Gambino family captain gets 3 years in prison for various fraud schemes

A Gambino Crime Family capo was sentenced to over three years in prison and ordered to pay $1 million in restitution on Thursday after pleading guilty to a racketeering conspiracy last month, officials announced.

Andrew Campos, 51, a captain in the Gambino crime family of La Cosa Nostra, was sentenced by US District Judge Ann M. Donnelly at the federal courthouse in Brooklyn on Thursday to 37 months in prison for several money laundering and wire fraud schemes.

Federal prosecutors said Campos and members of his crew skimmed more than $1 million dollars off the top of their carpentry company, CWC Contracting Corp., by paying employees in cash and avoiding payroll tax withholdings and payments.

Campos also built himself a home in ritzy Scarsdale with money he laundered by writing checks for other people to pay for work that was never actually done, according to the Department of Justice.

CWC also shelled out hundreds of thousands of dollars of payoffs in the form of free labor and materials on real estate honcho John “Smiley” Simonlacaj’s Scarsdale home, feds said.

Campos also admitted to illegally obtaining safety cards from the US Department of Labor indicating completion of Occupational Safety and Health Administration training courses that were never completed.

In addition to the $1 million in restitution, he has also been ordered to pay a $15,000 fine.

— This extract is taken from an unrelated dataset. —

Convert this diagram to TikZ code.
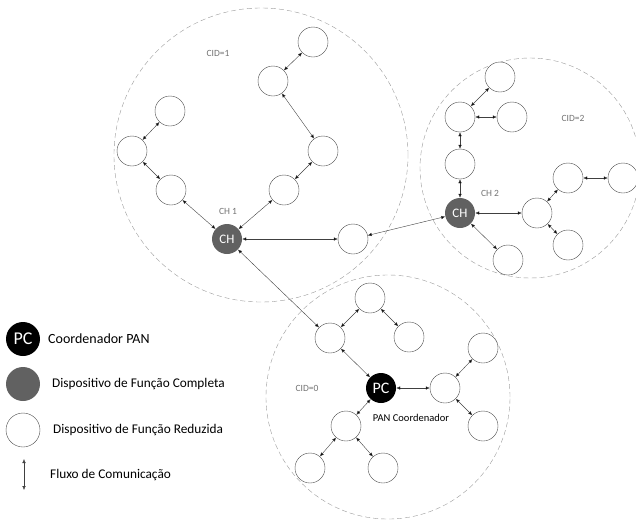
\documentclass[tikz,border=0pt]{standalone}
\usepackage{fontspec}
\setmainfont{Carlito}
\usetikzlibrary{arrows.meta}

\begin{document}
\begin{tikzpicture}[x=1pt, y=-1pt, minimum size=30pt, inner sep=0pt,
    rfd/.style={shape=circle,draw=black!70,fill=white},
    ffd/.style={shape=circle,fill=black!62,text=white,minimum size=30pt,font=\fontsize{13}{13}\selectfont},
    pan/.style={shape=circle,fill=black,text=white,minimum size=30pt,font=\fontsize{16}{16}\selectfont},
    cluster/.style={draw=black!40,dash pattern=on 5pt off 3pt},
    flow/.style={draw=black!75,{Latex[length=4pt,width=3.5pt]}-{Latex[length=4pt,width=3.5pt]}},
    tag/.style={minimum size=0pt,text=black!55,font=\fontsize{9.5}{9.5}\selectfont},
    note/.style={minimum size=0pt,anchor=west,font=\fontsize{13.3}{13.3}\selectfont}]
    \useasboundingbox (0,0) rectangle (636,520);

    % clusters
    \draw[cluster] (261,155) circle [radius=147pt];
    \draw[cluster] (530,168) circle [radius=110pt];
    \draw[cluster] (388,397) circle [radius=122pt];

    % CID=1
    \node[ffd] (ch1) at (227,239) {CH};
    \node[rfd] (a1) at (313,42) {};
    \node[rfd] (a2) at (273,81) {};
    \node[rfd] (a3) at (323,151) {};
    \node[rfd] (a4) at (284,190) {};
    \node[rfd] (b1) at (170,111) {};
    \node[rfd] (b2) at (132,151) {};
    \node[rfd] (b3) at (171,190) {};
    \node[rfd] (n1) at (353,239) {};
    \node[tag] (lab1) at (228,211) {CH 1};
    \node[tag] (cid1) at (218,53) {CID=1};

    % CID=2
    \node[ffd] (ch2) at (460,213) {CH};
    \node[rfd] (c1) at (500,77) {};
    \node[rfd] (c2) at (460,117) {};
    \node[rfd] (c3) at (512,117) {};
    \node[rfd] (c4) at (460,164) {};
    \node[rfd] (d1) at (537,213) {};
    \node[rfd] (d2) at (568,178) {};
    \node[rfd] (d3) at (623,178) {};
    \node[rfd] (d4) at (568,245) {};
    \node[rfd] (e1) at (508,260) {};
    \node[tag] (lab2) at (490,193) {CH 2};
    \node[tag] (cid2) at (573,118) {CID=2};

    % CID=0
    \node[pan] (pc) at (381,388) {PC};
    \node[rfd] (f1) at (370,298) {};
    \node[rfd] (f2) at (330,338) {};
    \node[rfd] (f3) at (409,337) {};
    \node[rfd] (g1) at (445,388) {};
    \node[rfd] (g2) at (483,348) {};
    \node[rfd] (g3) at (483,426) {};
    \node[rfd] (h1) at (346,426) {};
    \node[rfd] (h2) at (310,468) {};
    \node[rfd] (h3) at (383,468) {};
    \node[tag,text=black,font=\fontsize{10.5}{10.5}\selectfont] (lab0) at (411,418) {PAN Coordenador};
    \node[tag] (cid0) at (307,388) {CID=0};

    \path[flow] (a1) edge (a2) (a2) edge (a3) (a3) edge (a4) (a4) edge (ch1);
    \path[flow] (b1) edge (b2) (b2) edge (b3) (b3) edge (ch1);
    \path[flow] (ch1) edge (n1) (n1) edge (ch2) (ch1) edge (f2);
    \path[flow] (c1) edge (c2) (c2) edge (c3) (c2) edge (c4) (c4) edge (ch2);
    \path[flow] (ch2) edge (d1) (d1) edge (d2) (d2) edge (d3) (d1) edge (d4) (ch2) edge (e1);
    \path[flow] (f1) edge (f2) (f1) edge (f3) (f2) edge (pc);
    \path[flow] (pc) edge (g1) (g1) edge (g2) (g1) edge (g3);
    \path[flow] (pc) edge (h1) (h1) edge (h2) (h1) edge (h3);

    % legenda
    \node[pan,minimum size=34pt,font=\fontsize{18}{18}\selectfont] (kpc) at (23,339) {PC};
    \node[ffd,minimum size=34pt] (kffd) at (23,384) {};
    \node[rfd,minimum size=34pt] (krfd) at (23,430) {};
    \coordinate (kup) at (24,459);
    \coordinate (kdown) at (24,490);
    \draw[flow] (kup) -- (kdown);
    \node[note,font=\fontsize{14}{14}\selectfont] (tpc) at (48,339) {Coordenador PAN};
    \node[note] (tffd) at (52,384) {Dispositivo de Função Completa};
    \node[note] (trfd) at (53,430) {Dispositivo de Função Reduzida};
    \node[note] (tflow) at (50,475) {Fluxo de Comunicação};
\end{tikzpicture}
\end{document}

“Andrew Campos led a scheme that lined his pockets and cheated taxpayers. He failed to pay more than $1 million in payroll taxes and laundered money to build his personal residence,” IRS-CI Special Agent-in-Charge Thomas Fattorusso said in statement.  “Criminals, take note. Trying to cheat the system is not the way to do business.”

US Attorney Breon Peace said that as captain, Campos “maintained the corrosive influence of organized crime in the construction industry.”

A December 2019 round up of 13 Gambino members led feds to declare the family is “thriving” following the murder of family boss Francesco “Franky Boy” Cali in Staten Island earlier that year.

Campos – who played high-school football with future rap star Sean “P. Diddy” Combs at Mount St. Michael Academy in the Bronx — previously pleaded guilty in 2005 for his role in a massive, $500 million scam involving porn websites and 1-800 phone lines offering sex talk, horoscope readings and dating services.